Pages

Saturday, August 25, 2012

Adik manis penebus dosa

Suara klakson kapal feri mengagetkanku. Hari terlihat cerah, dan ombak pun terlihat bersahabat. Namun tidak banyak kendaraan yang masuk kapal waktu itu. Aku duduk di tempat khusus penumpang di lantai 2. Penumpang kapal pun tidak terlalu berjejal. Masih ada beberapa bangku kosong. 

Kapal feri yang aku naiki hanya punya 1 lantai khusus penumpang. Sedang di lantai 3 tempat bagi nahkoda beserta para kru. Lantai 2 selain untuk penumpang, juga ada kantin di belakangku. Dan jauh di depan sana ada toilet umum. Namanya juga toilet umum, baunya minta ampun. Aku yang duduk jauh di belakang masih menghirup sisa2 kencing para penumpang yang tidak disiram. Makanya aku tidak pernah suka di tempat ini. Lebih baik di lantai 3, walaupun anginnya kenceng, setidaknya udara segar yang kuhirup. 

Tidak lama setelah kapal berangkat, terlihat seseorang berdiri di depan dan berkata seraya berteriak, “Selamat datang bagi para penumpang. Saya disini ingin memperkenalkan buku2 bagi anak bapak/ibu sekalian. Buku ini sangat cocok sebagai oleh2 ataupun hadiah bagi anak, ponakan, atau cucu bapak/ibu sekalian. Buku yang ingin saya tawarkan diantaranya, buku Cerita Rakyat Indonesia, buku Belajar Bahasa Inggris, ada juga buku saku kamus bahasa Inggris-Indonesia, dan banyak lagi. Harganya cuma Rp.15.000,-. Klo bapak/ibu membeli buku ini, akan saya kasi sebuah hadiah, satu buah tas kresek...gratis. Silakan dilihat-lihat dulu. Klo ada yang cocok silakan membeli.”. Penjual itu berjalan dari depan ke belakang menuju arahku sambil membagikan buku2nya untuk dilihat para calon pembeli. 

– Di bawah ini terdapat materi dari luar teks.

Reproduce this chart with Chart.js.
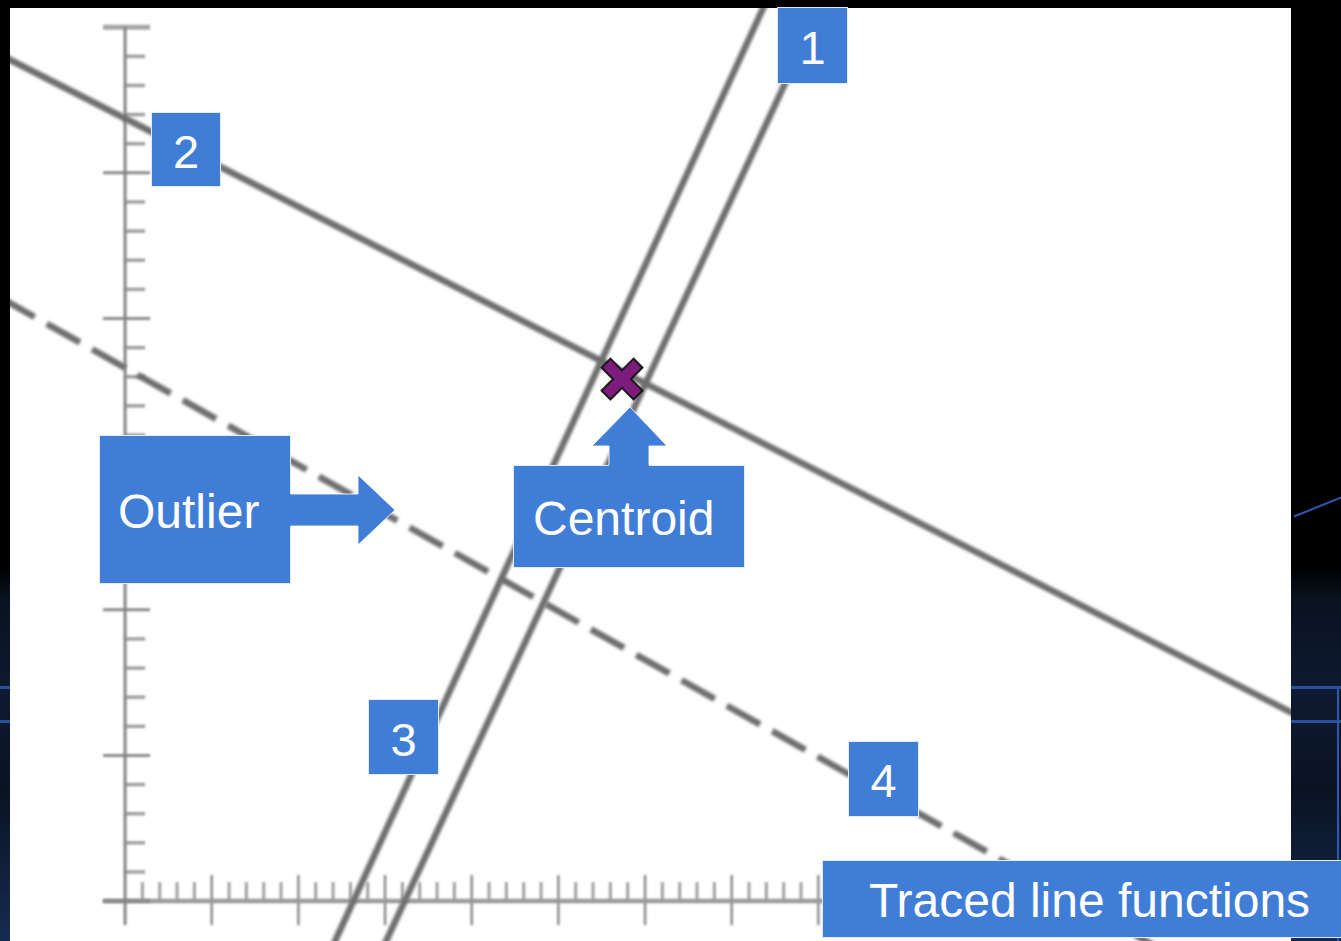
<!DOCTYPE html>
<html>
<head>
<meta charset="utf-8">
<title>Traced line functions</title>
<script src="https://cdn.jsdelivr.net/npm/chart.js@4.4.1/dist/chart.umd.min.js"></script>
<style>
  html, body { margin: 0; padding: 0; }
  body {
    width: 1341px; height: 941px; overflow: hidden; position: relative;
    background:
      linear-gradient(to bottom, transparent 686px, #2b4f9e 686px, #2b4f9e 689px, transparent 689px,
                      transparent 720px, #2b4f9e 720px, #2b4f9e 723px, transparent 723px),
      linear-gradient(to bottom, #000 0, #000 566px, #0a1221 600px, #0e1a31 690px, #0a1322 790px, #162b52 941px);
    font-family: "Liberation Sans", Arial, sans-serif;
  }
  #chart { position: absolute; left: 0; top: 0; }
  .deco { position: absolute; background: #2f58b4; }
  .tag {
    position: absolute; box-sizing: border-box;
    background: #3f7dd7; color: #fff;
    border: 1px solid rgba(255, 255, 255, 0.85);
    font-size: 48px; white-space: nowrap;
  }
  .num { text-align: center; font-size: 47px; }
  #arrows { position: absolute; left: 0; top: 0; }
</style>
</head>
<body>
<canvas id="chart" width="1341" height="941"></canvas>

<div class="deco" style="left:1292px;top:505px;width:56px;height:2px;transform:rotate(-22deg)"></div>
<div class="deco" style="left:1337px;top:689px;width:2px;height:252px"></div>

<div class="tag num" style="left:777px;top:7px;width:71px;height:77px;line-height:80px">1</div>
<div class="tag num" style="left:151px;top:112px;width:70px;height:75px;line-height:78px">2</div>
<div class="tag num" style="left:368px;top:699px;width:71px;height:76px;line-height:80px">3</div>
<div class="tag num" style="left:848px;top:741px;width:71px;height:76px;line-height:78px">4</div>
<div class="tag" style="left:99px;top:435px;width:192px;height:149px;line-height:152px;padding-left:18px">Outlier</div>
<div class="tag" style="left:513px;top:465px;width:232px;height:103px;line-height:105px;padding-left:19px">Centroid</div>
<div class="tag" style="left:822px;top:860px;width:530px;height:78px;line-height:80px;padding-left:46px">Traced line functions</div>

<svg id="arrows" width="1341" height="941">
  <polygon points="289,494 358,494 358,475 395,510 358,545 358,526 289,526" fill="#3f7dd7"/>
  <polyline points="291,494 358,494 358,475 395,510 358,545 358,526 291,526" fill="none" stroke="rgba(255,255,255,0.85)" stroke-width="1"/>
  <polygon points="609,467 609,446 592,446 630,407 667,446 649,446 649,467" fill="#3f7dd7"/>
  <polyline points="609,465 609,446 592,446 630,407 667,446 649,446 649,465" fill="none" stroke="rgba(255,255,255,0.85)" stroke-width="1"/>
</svg>

<script>
// traced lines, end points in axis units [x, y]
const line1 = [[14.57, -2], [41.15, 32]];
const line2 = [[-10, 29.9], [70, 5.65]];
const line3 = [[11.63, -2], [37.85, 32]];
const line4 = [[-10, 21.65], [70, -5.08]];
const centroid = [[28.67, 17.92]];

// visible window of the plane and the ruler ticks (minor every 1, major every 5)
const xBounds = [-6.64, 67.27];
const yBounds = [-1.37, 30.66];
const xTicks = [0, 60];
const yTicks = [0, 30];
const majorStep = 5;

const pts = arr => arr.map(([x, y]) => ({ x, y }));

// filled "x" glyph with dark outline for the centroid
function crossMark() {
  const c = document.createElement('canvas');
  c.width = c.height = 50;
  const g = c.getContext('2d');
  const a = 6.3, b = 22.6;
  g.translate(25, 25);
  g.rotate(Math.PI / 4);
  g.beginPath();
  [[-a, -b], [a, -b], [a, -a], [b, -a], [b, a], [a, a], [a, b], [-a, b], [-a, a], [-b, a], [-b, -a], [-a, -a]]
    .forEach(([px, py], i) => i ? g.lineTo(px, py) : g.moveTo(px, py));
  g.closePath();
  g.fillStyle = '#7e1c7e';
  g.fill();
  g.lineWidth = 2;
  g.strokeStyle = '#151515';
  g.stroke();
  return c;
}

const panel = {
  id: 'panel',
  beforeDraw(chart) {
    const { ctx, chartArea: a } = chart;
    ctx.save();
    ctx.fillStyle = '#ffffff';
    ctx.fillRect(a.left, a.top, a.right - a.left, a.bottom - a.top);
    ctx.restore();
  }
};

// ruler style axes through the origin
const rulerAxes = {
  id: 'rulerAxes',
  beforeDatasetsDraw(chart) {
    const { ctx, scales: { x, y } } = chart;
    const x0 = x.getPixelForValue(0), y0 = y.getPixelForValue(0);
    const seg = (x1, y1, x2, y2, color, w) => {
      ctx.strokeStyle = color;
      ctx.lineWidth = w;
      ctx.beginPath();
      ctx.moveTo(x1, y1);
      ctx.lineTo(x2, y2);
      ctx.stroke();
    };
    ctx.save();
    ctx.filter = 'blur(1.1px)';
    ctx.lineCap = 'butt';

    for (let v = yTicks[0] + 1; v <= yTicks[1]; v++) {
      const py = y.getPixelForValue(v);
      if (v % majorStep === 0) seg(x0 - 22, py, x0 + 25, py, v === yTicks[1] ? '#a6a6a6' : '#8a8a8a', v === yTicks[1] ? 5 : 3);
      else seg(x0, py, x0 + 20, py, '#a0a0a0', 3.5);
    }
    for (let v = xTicks[0] + 1; v <= xTicks[1]; v++) {
      const px = x.getPixelForValue(v);
      if (v % majorStep === 0) seg(px, y0 - 26, px, y0 + 24, '#8a8a8a', 2.5);
      else seg(px, y0 - 19, px, y0, '#a0a0a0', 3);
    }
    seg(x0 - 22, y0, x.getPixelForValue(xTicks[1]), y0, '#9a9a9a', 4.5);
    seg(x0 - 22, y0, x0 + 25, y0, '#8a8a8a', 3);
    seg(x0, y.getPixelForValue(yTicks[1]), x0, y0 + 24, '#838383', 3);
    ctx.restore();
  }
};

// soften the traced lines
const softLines = {
  id: 'softLines',
  beforeDatasetDraw(chart, args) {
    if (chart.data.datasets[args.index].showLine) chart.ctx.filter = 'blur(1.5px)';
  },
  afterDatasetDraw(chart) {
    chart.ctx.filter = 'none';
  }
};

const traced = (label, data, dash, offset) => ({
  label,
  data: pts(data),
  showLine: true,
  borderColor: '#6e6e6e',
  borderWidth: 6.5,
  borderDash: dash || [],
  borderDashOffset: offset || 0,
  pointRadius: 0,
  order: 1
});

new Chart(document.getElementById('chart'), {
  type: 'scatter',
  data: {
    datasets: [
      traced('1', line1),
      traced('2', line2),
      traced('3', line3),
      traced('4', line4, [38, 14], 47),
      {
        label: 'Centroid',
        data: pts(centroid),
        pointStyle: crossMark(),
        pointRadius: 20,
        order: 0
      }
    ]
  },
  options: {
    responsive: false,
    devicePixelRatio: 1,
    animation: false,
    events: [],
    layout: { autoPadding: false, padding: { left: 10, top: 8, right: 50, bottom: 0 } },
    scales: {
      x: { type: 'linear', min: xBounds[0], max: xBounds[1], display: false },
      y: { type: 'linear', min: yBounds[0], max: yBounds[1], display: false }
    },
    plugins: { legend: { display: false }, tooltip: { enabled: false } }
  },
  plugins: [panel, rulerAxes, softLines]
});
</script>
</body>
</html>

Selang beberapa menit, ada seorang “adik manis” yang dari tadi berdiri dibelakang penjual buku, dan membawa setumpuk amplop berwarna putih. Adik tersebut sepertinya sedang menunggu giliran untuk memasarkan dagangannya, berupa “sedikit bekal untuk di akhirat nanti”. Ia berjalan dari depan ke belakang sambil memberikan satu buah amplop untuk satu penumpang. Para penumpang pun seperti sudah mengerti maksud dan tujuan pemberian amplop tersebut, tanpa ada kata pengantar dari si “adik manis”. 

Usia adik itu mungkin sekitar 15-17 tahun. Terlihat anggun dengan jilbab coklat tua, dan sebuah hiasan kecil berupa rantai silver dengan beberapa bandul, tergantung di samping jilbab coklatnya. Memakai kaos coklat lengan panjang dengan bawahan jeans. Diantara semua orang yang ada di ruang penumpang saat itu, cuma adik itu yang menarik perhatianku.

Aku masih sibuk dengan buku memoku. Berusaha menulis sebuah kejadian yang aku alami saat ada di bis sebelumnya. Dan kebetulan, aku duduk sendirian di belakang, yang tidak di beri buku untuk dilihat, ataupun sebuah amplop untuk ku isi. Mungkin karena aku terlihat sebagai calon pembeli yang buruk, dan seseorang  dengan dosa segudang, sehingga berapapun kuisi amplop tersebut tidak akan berguna. Entahlah, yang jelas pandanganku masih tertuju pada “Adik manis penebus dosa”.